A farewell ode to the Star Trek: Discovery Klingons

Such Sweet Sorrow, Part 2 -- Ep#214 -- Pictured: Mary Chieffo as L'Rell of the CBS All Access series STAR TREK: DISCOVERY. Photo Cr: Russ Martin/CBS ©2018 CBS Interactive, Inc. All Rights Reserved.
Such Sweet Sorrow, Part 2 -- Ep#214 -- Pictured: Mary Chieffo as L'Rell of the CBS All Access series STAR TREK: DISCOVERY. Photo Cr: Russ Martin/CBS ©2018 CBS Interactive, Inc. All Rights Reserved.

The redesign of the Klingons for Star Trek: Discovery was a flop. Now that they’re gone, we can acknowledge that it wasn’t all bad.

When it was announced that Star Trek: Picard season 3 would reunite the entire Next Generation crew for one last adventure, one awkward question lingered, what would Worf look like? Worf’s appearance in Picard would mark the first time a Klingon had been seen in live-action Star Trek since Star Trek: Discovery season 2. Their absence was due to Discovery flubbing their redesign of the Klingons so badly that no one really knew how they should be represented. Well, thankfully  Worf looked exactly like you’d expect him to. And now that the Strange New Worlds season 2 trailer has been released, we’ve seen it features Klingons looking like they have since the beginning of the TNG era. So, I guess that’s the end of the Discovery redesign Klingons.

We hardly knew ye.

I did try to like the redesigned Klingons, I really did. But they just didn’t work. The problem was simple, it was too drastic. It was indicative of Discovery’s insistence that it wasn’t your grandad’s Star Trek, this was cool new Star Trek. Thankfully, the course correction was swift, and the new Trek series are no longer plagued with this novelty-above-all attitude.

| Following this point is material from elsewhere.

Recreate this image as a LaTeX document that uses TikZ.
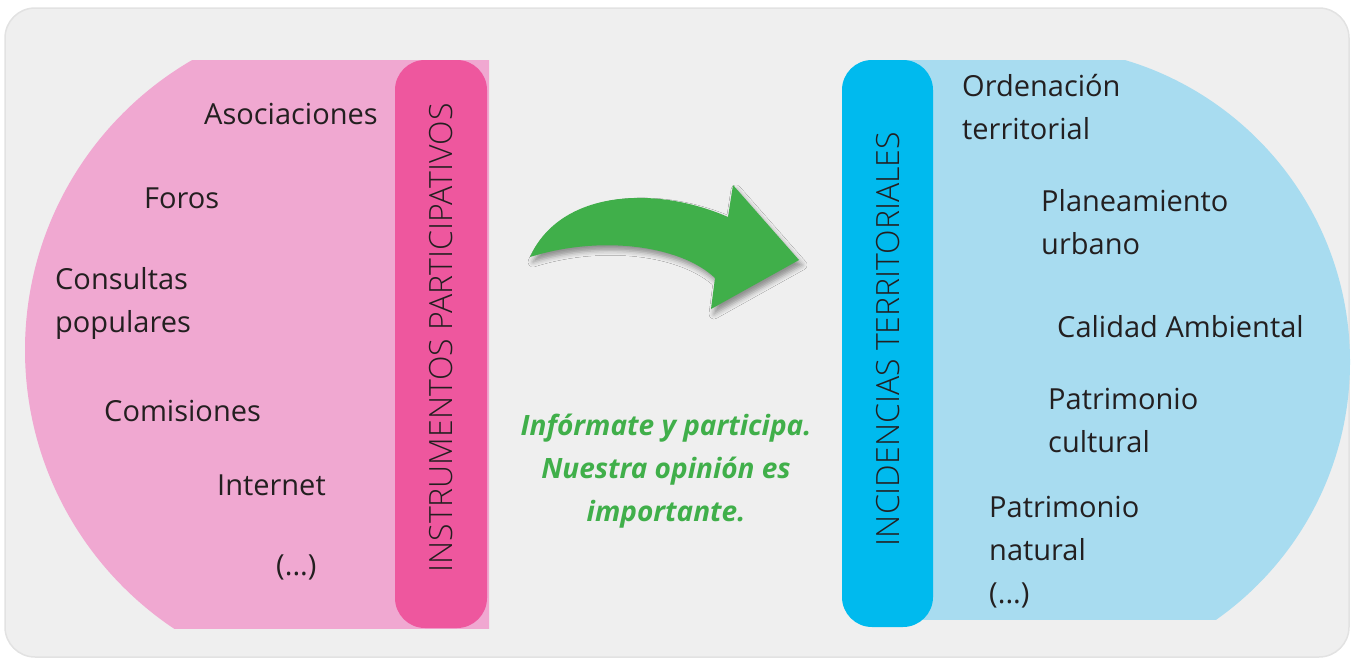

Let’s talk about what was good about the Star Trek: Discovery design…

The head-to-toe latex prosthetics weren’t a bad idea. It accentuated the Klingon look, turning it up to 11. If only it hadn’t been accompanied by stuff that directly contradicted the classic Klingon look, like the bald elongated heads, weird skin tones, pointy fingers, and baroque ships. That’s the line that they shouldn’t have crossed, redesigns are a fact of a franchise that’s nearing the sixty-year mark, and sometimes they’re essential. But they should never contradict what’s gone before. Accentuate, exaggerate, reinterpret, but never contradict.

The other thing I liked about the Klingon redesign was that there was no convoluted explanation for it, they were simply a separate subspecies. Contrast this with the four-episode arc that Enterprise came up with to explain why the original series Klingons looked different from the TNG-era Klingons. Don’t get me wrong, it was a cracking story, but it was a very long answer to a question that no one asked.

(Besides, Deep Space 9 addressed the inconsistency with a single jokey exchange, and it’s one of my favorite Star Trek moments).

Of course, there was a 100 percent improvement in Discovery season 2, when the Klingons grew their locks back. The hair really made a difference, giving us something that was new, but still recognizable.

The great thing about the subspecies explanation for the redesign is that it means that even if we never see the Discovery Klingons again, they haven’t been retconned out of existence. They share the world, with the traditional Klingons; they’re just kicking back, looking scary as all get out, while the traditional Klingons do shots with Spock.